Creativity and time management

This morning I read Rich Adin’s post The Business of Editing: Self-Discipline & Work Acquisition Costs (via Copyediting’s News Roundup) about the costs of dawdling on Twitter, LinkedIn, etc. in the name of marketing. Rich makes some excellent points, and as a champion procrastinator I recognize my former-ish self in the post. But I wanted to springboard from that post into a description of how I’m getting work done these days with very small children.

I started out trying to dedicate a few hours per day to work: go in the office, close the door, get things done. My husband Matt is a writer and stay-at-home dad, so I figured that he could pretty well handle things and bring me the baby whenever it was time to nurse. I set up the Pack-n-Play next to my desk and a TV with DVD player and Roku box and placemat for the 2-year-old.

That was a lovely plan, but it utterly dissolved when put into practice. Baby Rosaline was fussy, didn’t want to be put down, and wasn’t happy in a sling. Margaret, the 2-year-old, watched TV for maybe 20 minutes and then wanted to “draw” like Mama (who was actually writing daily plans and to-do lists), or had a meltdown when I wouldn’t give her my pen, or spilled chocolate milk no matter how spill-proof the sippy cup. One child was crying while the other had spit up or needed an immediate diaper change. Some catastrophe happened and everyone had to pitch in — like the day the elder child was so sick, all the beds in the house needed to be stripped completely of linens and waterproof pads and whatever other layers, all of which had to get washed, dried, and put back on the beds by naptime.

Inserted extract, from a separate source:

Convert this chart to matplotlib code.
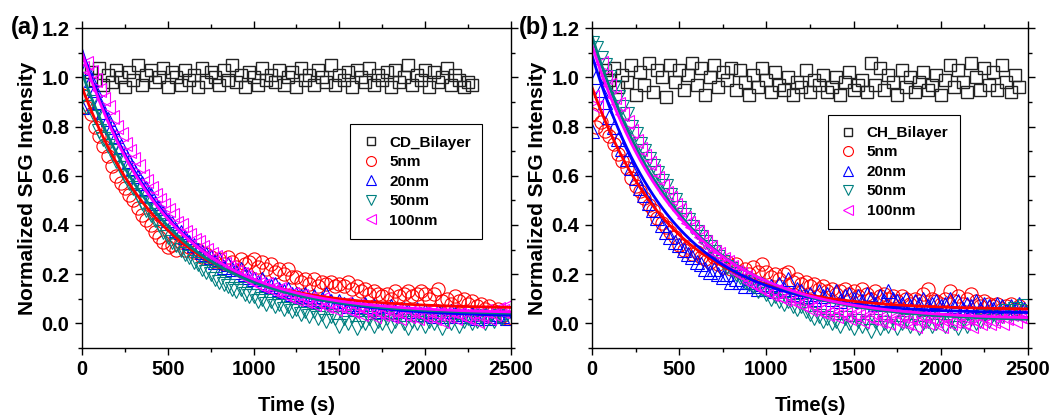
"""
SFG intensity decay, two panels (CD / CH bilayer)
"""

import matplotlib
matplotlib.use('Agg')

import numpy as np
import matplotlib.pyplot as plt

# time grids (s)
t_decay = np.arange(0, 2500, 25)
t_sq_a = np.arange(50, 2300, 25)
t_sq_b = np.arange(75, 2475, 25)

series_labels = ['5nm', '20nm', '50nm', '100nm']
series_colors = ['#ff0000', '#0000ff', '#008080', '#ff00ff']
series_markers = ['o', '^', 'v', '<']

# ---- panel (a) ----
sq_a = [1.02, 0.99, 1.04, 0.97, 1.01, 0.98, 1.03, 1.00, 0.96, 1.02,
        0.99, 1.05, 0.97, 1.01, 1.03, 0.98, 1.00, 1.04, 0.96, 1.02,
        1.00, 0.97, 1.03, 0.99, 1.01, 0.96, 1.04, 0.98, 1.02, 1.00,
        0.97, 1.03, 0.99, 1.05, 0.98, 1.01, 0.96, 1.02, 1.00, 0.97,
        1.04, 0.99, 1.01, 0.98, 1.03, 0.97, 1.00, 1.02, 0.96, 1.04,
        0.99, 1.01, 0.97, 1.03, 1.00, 0.98, 1.05, 0.97, 1.01, 0.99,
        1.02, 0.96, 1.03, 1.00, 0.98, 1.04, 0.97, 1.01, 0.99, 1.02,
        0.96, 1.03, 0.98, 1.00, 1.05, 0.97, 1.01, 0.99, 1.03, 0.96,
        1.02, 0.98, 1.00, 1.04, 0.97, 1.01, 0.99, 0.96, 0.98, 0.97]

a_5nm = [0.93, 0.88, 0.85, 0.80, 0.76, 0.72, 0.68, 0.64, 0.60, 0.57,
         0.55, 0.52, 0.50, 0.47, 0.44, 0.42, 0.40, 0.37, 0.35, 0.33,
         0.31, 0.32, 0.30, 0.33, 0.30, 0.31, 0.29, 0.30, 0.27, 0.28,
         0.27, 0.25, 0.26, 0.24, 0.27, 0.25, 0.23, 0.26, 0.24, 0.25,
         0.26, 0.23, 0.25, 0.22, 0.24, 0.21, 0.22, 0.20, 0.22, 0.19,
         0.19, 0.17, 0.18, 0.16, 0.18, 0.15, 0.17, 0.16, 0.17, 0.15,
         0.16, 0.15, 0.17, 0.14, 0.15, 0.13, 0.14, 0.12, 0.13, 0.12,
         0.11, 0.12, 0.10, 0.13, 0.11, 0.12, 0.13, 0.11, 0.12, 0.13,
         0.12, 0.10, 0.12, 0.14, 0.09, 0.10, 0.08, 0.11, 0.09, 0.10,
         0.08, 0.09, 0.07, 0.08, 0.06, 0.07, 0.05, 0.06, 0.03, 0.02]

a_20nm = [0.88, 1.04, 0.99, 0.95, 0.90, 0.86, 0.83, 0.80, 0.76, 0.72,
          0.69, 0.66, 0.63, 0.60, 0.57, 0.55, 0.52, 0.49, 0.47, 0.45,
          0.42, 0.41, 0.38, 0.37, 0.35, 0.33, 0.32, 0.30, 0.29, 0.28,
          0.27, 0.25, 0.26, 0.23, 0.24, 0.22, 0.21, 0.22, 0.20, 0.19,
          0.18, 0.17, 0.18, 0.16, 0.15, 0.16, 0.14, 0.13, 0.14, 0.12,
          0.12, 0.11, 0.12, 0.10, 0.11, 0.09, 0.10, 0.12, 0.09, 0.08,
          0.09, 0.08, 0.07, 0.08, 0.06, 0.07, 0.08, 0.06, 0.07, 0.05,
          0.06, 0.05, 0.07, 0.05, 0.04, 0.06, 0.05, 0.04, 0.06, 0.04,
          0.05, 0.04, 0.03, 0.05, 0.04, 0.03, 0.05, 0.04, 0.03, 0.04,
          0.03, 0.04, 0.02, 0.03, 0.04, 0.02, 0.03, 0.04, 0.03, 0.02]

a_50nm = [0.92, 0.88, 0.90, 0.84, 0.78, 0.75, 0.72, 0.70, 0.66, 0.63,
          0.60, 0.57, 0.55, 0.52, 0.49, 0.46, 0.44, 0.42, 0.40, 0.37,
          0.35, 0.33, 0.32, 0.30, 0.28, 0.27, 0.25, 0.24, 0.22, 0.21,
          0.20, 0.18, 0.17, 0.16, 0.15, 0.14, 0.13, 0.14, 0.12, 0.11,
          0.11, 0.09, 0.10, 0.08, 0.09, 0.07, 0.08, 0.06, 0.07, 0.05,
          0.06, 0.04, 0.05, 0.03, 0.05, 0.02, 0.04, 0.01, 0.03, 0.02,
          -0.01, 0.02, 0.00, 0.03, -0.02, 0.01, 0.00, 0.02, -0.01, 0.01,
          0.00, 0.02, -0.01, 0.01, 0.03, 0.00, -0.02, 0.01, 0.00, 0.02,
          -0.01, 0.01, 0.00, 0.02, -0.02, 0.01, 0.00, 0.03, -0.01, 0.01,
          0.02, 0.00, 0.01, 0.03, 0.00, 0.02, 0.01, 0.03, 0.02, 0.04]

a_100nm = [1.04, 1.06, 1.02, 0.99, 0.95, 0.91, 0.88, 0.84, 0.80, 0.77,
           0.73, 0.70, 0.67, 0.64, 0.60, 0.58, 0.55, 0.52, 0.50, 0.48,
           0.46, 0.44, 0.41, 0.40, 0.37, 0.36, 0.34, 0.33, 0.31, 0.30,
           0.28, 0.27, 0.26, 0.24, 0.23, 0.22, 0.21, 0.20, 0.19, 0.18,
           0.17, 0.16, 0.15, 0.16, 0.14, 0.13, 0.14, 0.12, 0.11, 0.12,
           0.10, 0.11, 0.09, 0.10, 0.08, 0.09, 0.10, 0.07, 0.08, 0.06,
           0.07, 0.08, 0.06, 0.05, 0.07, 0.04, 0.06, 0.05, 0.03, 0.05,
           0.04, 0.06, 0.03, 0.05, 0.02, 0.04, 0.03, 0.05, 0.02, 0.04,
           0.03, 0.05, 0.02, 0.04, 0.01, 0.03, 0.05, 0.02, 0.04, 0.03,
           0.02, 0.04, 0.01, 0.03, 0.05, 0.02, 0.04, 0.06, 0.05, 0.07]

# exponential fit parameters: y0 + amp * exp(-t / tau)
fit_a_y0 = [0.06, 0.025, 0.035, 0.04]
fit_a_amp = [0.90, 1.085, 0.985, 1.06]
fit_a_tau = [482, 508, 498, 493]

# ---- panel (b) ----
sq_b = [1.03, 0.99, 1.04, 0.96, 1.01, 0.98, 1.05, 0.93, 1.02, 0.97,
        1.06, 0.94, 1.03, 1.00, 0.92, 1.05, 0.98, 1.03, 0.95, 1.01,
        1.06, 0.97, 1.04, 0.93, 1.00, 1.05, 0.96, 1.02, 0.99, 1.04,
        0.95, 1.03, 0.98, 0.93, 1.01, 0.96, 1.04, 0.99, 0.94, 1.02,
        0.97, 0.95, 1.00, 0.93, 0.98, 0.96, 1.03, 0.94, 0.99, 0.97,
        1.01, 0.94, 0.96, 1.00, 0.93, 0.98, 1.02, 0.95, 0.97, 0.99,
        0.94, 1.06, 0.97, 1.04, 0.95, 1.01, 0.98, 0.93, 1.03, 0.96,
        1.00, 0.94, 0.98, 1.02, 0.95, 0.97, 1.01, 0.93, 0.99, 1.05,
        0.96, 1.03, 0.98, 0.94, 1.06, 1.00, 0.95, 1.04, 0.97, 1.02,
        0.95, 1.05, 0.98, 0.94, 1.01, 0.96]

b_5nm = [0.85, 0.80, 0.82, 0.78, 0.76, 0.73, 0.69, 0.66, 0.63, 0.59,
         0.56, 0.54, 0.51, 0.48, 0.46, 0.43, 0.41, 0.39, 0.37, 0.35,
         0.32, 0.30, 0.31, 0.28, 0.29, 0.27, 0.26, 0.25, 0.27, 0.24,
         0.23, 0.25, 0.22, 0.24, 0.21, 0.22, 0.20, 0.23, 0.21, 0.24,
         0.21, 0.19, 0.20, 0.18, 0.20, 0.21, 0.17, 0.18, 0.16, 0.17,
         0.15, 0.16, 0.14, 0.15, 0.13, 0.14, 0.12, 0.13, 0.14, 0.12,
         0.13, 0.11, 0.14, 0.12, 0.10, 0.13, 0.11, 0.12, 0.10, 0.11,
         0.09, 0.11, 0.10, 0.08, 0.10, 0.09, 0.12, 0.14, 0.10, 0.09,
         0.08, 0.10, 0.13, 0.09, 0.11, 0.08, 0.10, 0.12, 0.09, 0.07,
         0.09, 0.08, 0.07, 0.08, 0.06, 0.07, 0.08, 0.06, 0.07, 0.05]

b_20nm = [0.78, 1.00, 0.95, 0.90, 0.84, 0.80, 0.75, 0.71, 0.67, 0.63,
          0.59, 0.55, 0.52, 0.49, 0.46, 0.43, 0.40, 0.37, 0.35, 0.33,
          0.32, 0.30, 0.28, 0.27, 0.25, 0.24, 0.22, 0.21, 0.22, 0.20,
          0.19, 0.20, 0.17, 0.18, 0.17, 0.15, 0.17, 0.15, 0.14, 0.16,
          0.14, 0.15, 0.13, 0.16, 0.14, 0.18, 0.12, 0.14, 0.13, 0.11,
          0.12, 0.10, 0.13, 0.11, 0.12, 0.10, 0.13, 0.09, 0.11, 0.12,
          0.10, 0.11, 0.09, 0.12, 0.10, 0.08, 0.11, 0.09, 0.13, 0.10,
          0.09, 0.08, 0.10, 0.07, 0.09, 0.08, 0.10, 0.07, 0.08, 0.09,
          0.07, 0.08, 0.10, 0.07, 0.09, 0.06, 0.08, 0.07, 0.09, 0.06,
          0.08, 0.07, 0.06, 0.08, 0.07, 0.05, 0.07, 0.06, 0.08, 0.06]

b_50nm = [1.14, 1.12, 1.08, 1.05, 1.00, 0.96, 0.92, 0.88, 0.85, 0.80,
          0.77, 0.73, 0.70, 0.67, 0.64, 0.61, 0.58, 0.56, 0.52, 0.50,
          0.47, 0.44, 0.42, 0.39, 0.37, 0.35, 0.33, 0.31, 0.29, 0.27,
          0.25, 0.23, 0.22, 0.20, 0.19, 0.17, 0.16, 0.15, 0.13, 0.14,
          0.12, 0.10, 0.11, 0.09, 0.08, 0.09, 0.07, 0.06, 0.07, 0.05,
          0.04, 0.02, 0.03, 0.01, 0.02, 0.00, 0.01, -0.01, 0.02, 0.00,
          -0.02, 0.01, -0.01, 0.00, -0.03, 0.01, -0.02, 0.00, -0.01, 0.02,
          -0.02, 0.00, 0.01, -0.01, 0.02, -0.02, 0.00, 0.01, -0.01, 0.00,
          0.02, -0.01, 0.01, 0.00, -0.02, 0.01, -0.01, 0.02, 0.00, 0.01,
          0.03, 0.01, 0.04, 0.02, 0.03, 0.05, 0.04, 0.06, 0.05, 0.07]

b_100nm = [0.92, 0.88, 1.06, 1.00, 0.97, 0.92, 0.89, 0.85, 0.82, 0.78,
           0.74, 0.71, 0.68, 0.65, 0.62, 0.59, 0.56, 0.53, 0.51, 0.48,
           0.46, 0.43, 0.41, 0.39, 0.37, 0.35, 0.33, 0.31, 0.29, 0.28,
           0.26, 0.25, 0.23, 0.21, 0.20, 0.19, 0.17, 0.16, 0.15, 0.14,
           0.13, 0.12, 0.13, 0.11, 0.10, 0.11, 0.09, 0.10, 0.08, 0.09,
           0.06, 0.07, 0.05, 0.06, 0.04, 0.05, 0.03, 0.05, 0.04, 0.02,
           0.04, 0.03, 0.01, 0.03, 0.02, 0.04, 0.01, 0.03, 0.00, 0.02,
           0.01, 0.03, 0.00, 0.02, -0.01, 0.01, 0.03, 0.00, 0.02, 0.01,
           -0.01, 0.02, 0.00, 0.01, 0.03, 0.00, 0.02, -0.01, 0.01, 0.00,
           0.02, 0.00, 0.01, 0.03, 0.00, 0.02, 0.04, 0.01, 0.03, 0.02]

fit_b_y0 = [0.055, 0.04, 0.008, 0.015]
fit_b_amp = [0.905, 1.05, 1.16, 1.115]
fit_b_tau = [460, 450, 510, 510]


def draw_panel(ax, t_sq, sq, sq_label, decays, y0s, amps, taus, xlabel,
               legend_anchor):
    ax.plot(t_sq, sq, ls='none', marker='s', ms=8.5, mfc='none', mec='#222222',
            mew=1.0, label=sq_label)
    sizes = [9.5, 10.5, 10.5, 10.5]
    for vals, lab, col, mk, ms in zip(decays, series_labels, series_colors,
                                      series_markers, sizes):
        ax.plot(t_decay, vals, ls='none', marker=mk, ms=ms, mfc='none',
                mec=col, mew=0.8, label=lab)

    t_fit = np.linspace(0, 2500, 400)
    for y0, amp, tau, col in zip(y0s, amps, taus, series_colors):
        ax.plot(t_fit, y0 + amp * np.exp(-t_fit / tau), color=col, lw=2.0)

    ax.set_xlim(0, 2500)
    ax.set_ylim(-0.1, 1.2)
    ax.set_xticks(np.arange(0, 2501, 500))
    ax.set_xticks(np.arange(0, 2501, 250), minor=True)
    ax.set_yticks(np.arange(0, 1.21, 0.2))
    ax.set_yticks(np.arange(-0.1, 1.21, 0.1), minor=True)
    ax.yaxis.set_major_formatter(plt.FormatStrFormatter('%.1f'))
    ax.tick_params(which='both', direction='out', top=True, right=True,
                   width=1.0, labelsize=14.5, pad=4)
    ax.tick_params(which='major', length=5)
    ax.tick_params(which='minor', length=3)
    for lbl in ax.get_xticklabels() + ax.get_yticklabels():
        lbl.set_fontweight('bold')
    for sp in ax.spines.values():
        sp.set_linewidth(1.0)

    ax.set_xlabel(xlabel, fontsize=14.5, fontweight='bold', labelpad=12)
    ax.set_ylabel('Normalized SFG Intensity', fontsize=15, fontweight='bold',
                  labelpad=3)

    leg = ax.legend(loc='upper left', bbox_to_anchor=legend_anchor,
                    frameon=True, fancybox=False, framealpha=1,
                    edgecolor='black', prop={'size': 11, 'weight': 'bold'},
                    handletextpad=0.6, labelspacing=0.36, borderpad=0.75,
                    markerscale=0.75, handlelength=1.2, borderaxespad=0)
    leg.get_frame().set_linewidth(0.8)


def main():
    plt.rcParams['font.family'] = ['Liberation Sans', 'DejaVu Sans']

    fig = plt.figure(figsize=(10.55, 4.17), dpi=100)
    ax_a = fig.add_axes([0.0777, 0.1655, 0.4066, 0.767])
    ax_b = fig.add_axes([0.5611, 0.1655, 0.4133, 0.767])

    draw_panel(ax_a, t_sq_a, sq_a, 'CD_Bilayer',
               [a_5nm, a_20nm, a_50nm, a_100nm],
               fit_a_y0, fit_a_amp, fit_a_tau, 'Time (s)', (0.625, 0.70))
    draw_panel(ax_b, t_sq_b, sq_b, 'CH_Bilayer',
               [b_5nm, b_20nm, b_50nm, b_100nm],
               fit_b_y0, fit_b_amp, fit_b_tau, 'Time(s)', (0.541, 0.73))

    fig.text(0.010, 0.935, '(a)', fontsize=17, fontweight='bold', va='center')
    fig.text(0.492, 0.935, '(b)', fontsize=17, fontweight='bold', va='center')

    fig.savefig('out.png', dpi=100)


if __name__ == "__main__":
    main()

While I was writing this post, Matt was rocking Rosaline to sleep for her morning nap, and Margaret slipped off a piece of furniture and thumped her butt on the floor. (She was fine; just needed a hug from Mama and a tissue.)

And I also try to keep in mind that one of the best things about working as a freelancer with small children at home is that I can take time to play with my kids. I want them (and Matt) to know I’m here, not locked behind a door, shouting for them to deal with whatever on their own. Yesterday, Matt and Margaret went outside to shovel the driveway, and I stayed inside nursing the baby and making hot chocolate. After dinner I settled in at my desk and edited some precalculus assessment items due today. (The plan was to do that work after the girls were asleep, but Margaret was uninterested in sleeping and I had to take a break to put her to bed.) This morning, Margaret was full of toddler rage at not being allowed to help scoop coffee grounds into the coffeemaker, but Matt distracted her long enough for me to make oatmeal for everyone. Then Margaret and I played Minion Rush for awhile over breakfast. Maybe that was wasted game-playing time, since I do have deadlines today. But it did give Margaret a few minutes with just her and Mama, and now she’s putting puzzles together in the living room while I’m working in the office.

Before Rosaline was born, my workday was a little more about self-discipline, maximizing billable hours, and increasing efficiency. And when both girls are in school and I have the luxury of losing myself in work for hours at a time, figuring out the best use of those hours might become a priority.

These days, however, I’m moving to project-based rates to help reduce the need for precise time-tracking (a decision I made after clocking in on an hourly project for seven minutes, then five minutes, then nine minutes, then 25 minutes, then four minutes…). I’m looking at the day as a 24-hour period and scheduling accordingly. Projects that need more focus get done after bedtime, during naps, or in the morning when Rosaline naps and Margaret is happier with self-directed play. Shorter projects get done in quick bursts in the afternoon and evening. Appointments and errands happen in the days between deadlines. It’s less about not getting distracted and more about being flexible, prioritizing, and seizing the moment.

And right now I need to put a load of clean clothes into the dryer and find out why Margaret just brought me an ornament from the Yule tree.

November and December availability

Following my maternity leave, I’ll be back to work on Monday, November 4. I’m at my desk for a few hours each day this week and expect normal availability to resume on Monday, continuing through the end of 2013. My family hasn’t made holiday plans yet, but we aren’t normally away from home for much more than the holiday itself.

My schedule is already beginning to fill up (yay!). If you’d like to work with me in the next two months or in early 2014, contact me at editing@lastsyllable.net.

Back to work soon

Today is my first partial day slowly coming back to work. I’m sorting through the mail that’s piled up in my office, updating apps and double-checking resource availability, and (importantly) just being here for a couple of hours to ease my kids into the new schedule before I have any deadline pressures.

My post on being (almost) scammed by the National Association of Professional Women has garnered a lot of interest over the past seven months. There are more than 60 comments from women who had similar experiences. However, I haven’t had any pushback from NAPW itself. I’m not even off their mailing list! I got another postcard in the mail a few months ago touting the benefits of membership. This one went directly into the recycle bin.

I’d also like to alert fellow editors to GalleyCat’s new Freelance Editor Directory, to which I’ve just added my own listing. Writers can search through the directory for an editor who works in their genre, get more information about the editor (via website, LinkedIn, whatever info the editor provides), and see a range of prices (if the editor has given that). The directory was launched earlier this month.

More as it develops. It feels so good to be coming back!